There have also been instances where a parent organisation has used a smaller, less known brand to test features of a product among users before embedding those features into the bigger and better known brands. For example, while OnePlus is said to be the flagship brand from the house of BBK, it never rolled out the gimbal camera feature in smartphones that were OnePlus branded. BBK, till now, continues to launch smartphones with gimbal cameras that are branded as Vivo. One can rightly anticipate that OnePlus will come out with a gimbal camera embedded on it anytime soon.

“Not all the brands have the capability to manufacture all the components used in a product. More often than not, new brands rely on established businesses like Samsung and LG to source components like memory semiconductors and display panels,” says the analyst.

The tax slabs

Sometimes entities registered with separate credentials in the country pay taxes according to the earnings they make, irrespective of the parent organisation that owns them. For instance, an electronics organisation originating from China but set up under different brand names in India could be paying taxes in accordance with the sales made by their different brands.

For example, if a parent company named A owns two brands by the name of B and C, it will pay taxes for these two brands if both of them are registered under name A in the country. However, if the brands B and C are registered in different capacities in the country, then both B and C will end up paying taxes for themselves.

This simply means that two smartphone brands operating under the same parent brand might end up paying less tax if these were registered as different companies. However, if the parent brand has to file taxes for them, it will end up paying more as the figures might attract higher tax slabs due to their combined profits.

The other advantage of the strategy can be in the form of closing down the not so good functioning brand economically. For example, if one of the smartphone brands of a parent company is not working out, the parent brand can choose to cease operations of the brand without affecting the performance of its other brands in the market.
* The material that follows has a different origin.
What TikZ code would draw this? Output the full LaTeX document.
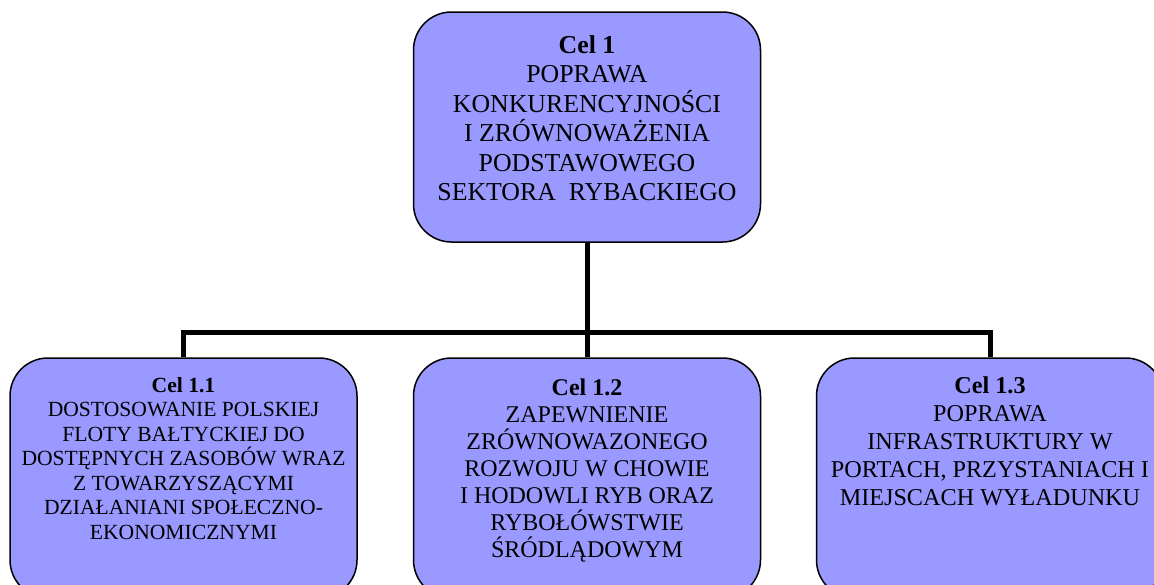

There are a handful of consumer electronics brands in India which have ceased operations in terms of launching new products or categories but have partnered with international companies owing to the big channel of sales they were able to develop during the good times. Micromax, in 2019, had announced partnership with Huawei where the latter was looking to leverage the former’s channel of sales to expand in the country. Micromax, at that time was suffering from poor smartphone and other consumer electronics segment sales.

There have also been instances where a parent organisation has used a smaller, less known brand to test features of a product among users before embedding those features into the bigger and better known brands. For example, while OnePlus is said to be the flagship brand from the house of BBK, it never rolled out the gimbal camera feature in smartphones that were OnePlus branded.

The advantages of having a different brand strategy can work out for a lot of companies out there but the same requires detailed planning. From appointing product heads and teams that cater to different brands, to making sure that the brands complement each other and not compete with each other, it can be a perilous task, but time has proved that it is not an impossible task.